» GOAL
Copy each line of the data below exactly, leaving out pictures.

» SUPPLIED INFORMATION
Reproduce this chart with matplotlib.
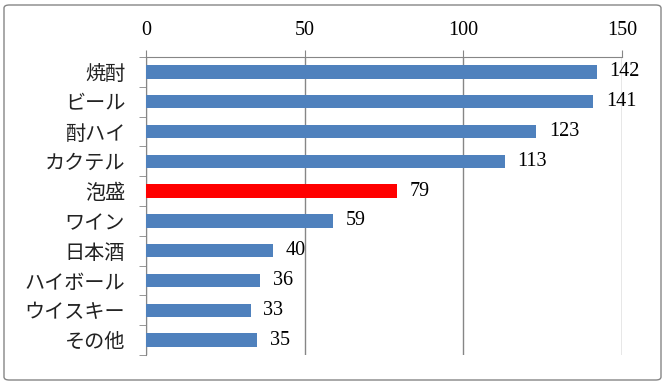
import matplotlib
matplotlib.use("Agg")
import matplotlib.pyplot as plt
from matplotlib.patches import FancyBboxPatch

categories = ["焼酎", "ビール", "酎ハイ", "カクテル", "泡盛", "ワイン", "日本酒", "ハイボール", "ウイスキー", "その他"]
values = [142, 141, 123, 113, 79, 59, 40, 36, 33, 35]
highlight = "泡盛"
xticks = [0, 50, 100, 150]

fig = plt.figure(figsize=(6.66, 3.84), dpi=100)
ax = fig.add_axes([146/666, 1 - 355/384, (622-146)/666, (355-57)/384])

colors = ["#FF0000" if c == highlight else "#4F81BD" for c in categories]
y = list(range(len(categories)))
ax.barh(y, values, height=0.45, color=colors, zorder=3)
ax.set_ylim(len(categories) - 0.5, -0.5)
ax.set_xlim(0, 150)

ax.xaxis.tick_top()
ax.set_xticks(xticks)
ax.set_xticklabels([str(t) for t in xticks], fontfamily="Liberation Serif", fontsize=14.5)
ax.tick_params(axis="x", length=5, color="#868686", pad=7)
ax.grid(axis="x", color="#868686", linewidth=1, zorder=0)

ax.set_yticks(y)
ax.set_yticklabels(categories, fontfamily="Noto Sans CJK JP", fontsize=14.5, color="#222222")
ax.set_yticks([i + 0.5 for i in range(-1, len(categories))], minor=True)
ax.tick_params(axis="y", which="major", length=0, pad=15)
ax.tick_params(axis="y", which="minor", length=5, color="#868686")

for s in ["right", "bottom"]:
    ax.spines[s].set_visible(False)
ax.spines["left"].set_color("#868686")
ax.spines["top"].set_color("#868686")

for yi, v in zip(y, values):
    ax.annotate(str(v), (v, yi), xytext=(9, 0), textcoords="offset points",
                va="center", ha="left", fontfamily="Liberation Serif", fontsize=14.5, zorder=4)

border = FancyBboxPatch((4/666, 4/384), 657/666, 375/384, boxstyle="round,pad=0,rounding_size=0.008",
                        transform=fig.transFigure, fill=False, edgecolor="#868686", linewidth=1)
fig.patches.append(border)

fig.savefig("out.png", dpi=100)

» SOLUTION TO THIS EXERCISE
Reproduce this chart with matplotlib.
import matplotlib
matplotlib.use("Agg")
import matplotlib.pyplot as plt
from matplotlib.patches import FancyBboxPatch

categories = ["焼酎", "ビール", "酎ハイ", "カクテル", "泡盛", "ワイン", "日本酒", "ハイボール", "ウイスキー", "その他"]
values = [142, 141, 123, 113, 79, 59, 40, 36, 33, 35]
highlight = "泡盛"
xticks = [0, 50, 100, 150]

fig = plt.figure(figsize=(6.66, 3.84), dpi=100)
ax = fig.add_axes([146/666, 1 - 355/384, (622-146)/666, (355-57)/384])

colors = ["#FF0000" if c == highlight else "#4F81BD" for c in categories]
y = list(range(len(categories)))
ax.barh(y, values, height=0.45, color=colors, zorder=3)
ax.set_ylim(len(categories) - 0.5, -0.5)
ax.set_xlim(0, 150)

ax.xaxis.tick_top()
ax.set_xticks(xticks)
ax.set_xticklabels([str(t) for t in xticks], fontfamily="Liberation Serif", fontsize=14.5)
ax.tick_params(axis="x", length=5, color="#868686", pad=7)
ax.grid(axis="x", color="#868686", linewidth=1, zorder=0)

ax.set_yticks(y)
ax.set_yticklabels(categories, fontfamily="Noto Sans CJK JP", fontsize=14.5, color="#222222")
ax.set_yticks([i + 0.5 for i in range(-1, len(categories))], minor=True)
ax.tick_params(axis="y", which="major", length=0, pad=15)
ax.tick_params(axis="y", which="minor", length=5, color="#868686")

for s in ["right", "bottom"]:
    ax.spines[s].set_visible(False)
ax.spines["left"].set_color("#868686")
ax.spines["top"].set_color("#868686")

for yi, v in zip(y, values):
    ax.annotate(str(v), (v, yi), xytext=(9, 0), textcoords="offset points",
                va="center", ha="left", fontfamily="Liberation Serif", fontsize=14.5, zorder=4)

border = FancyBboxPatch((4/666, 4/384), 657/666, 375/384, boxstyle="round,pad=0,rounding_size=0.008",
                        transform=fig.transFigure, fill=False, edgecolor="#868686", linewidth=1)
fig.patches.append(border)

fig.savefig("out.png", dpi=100)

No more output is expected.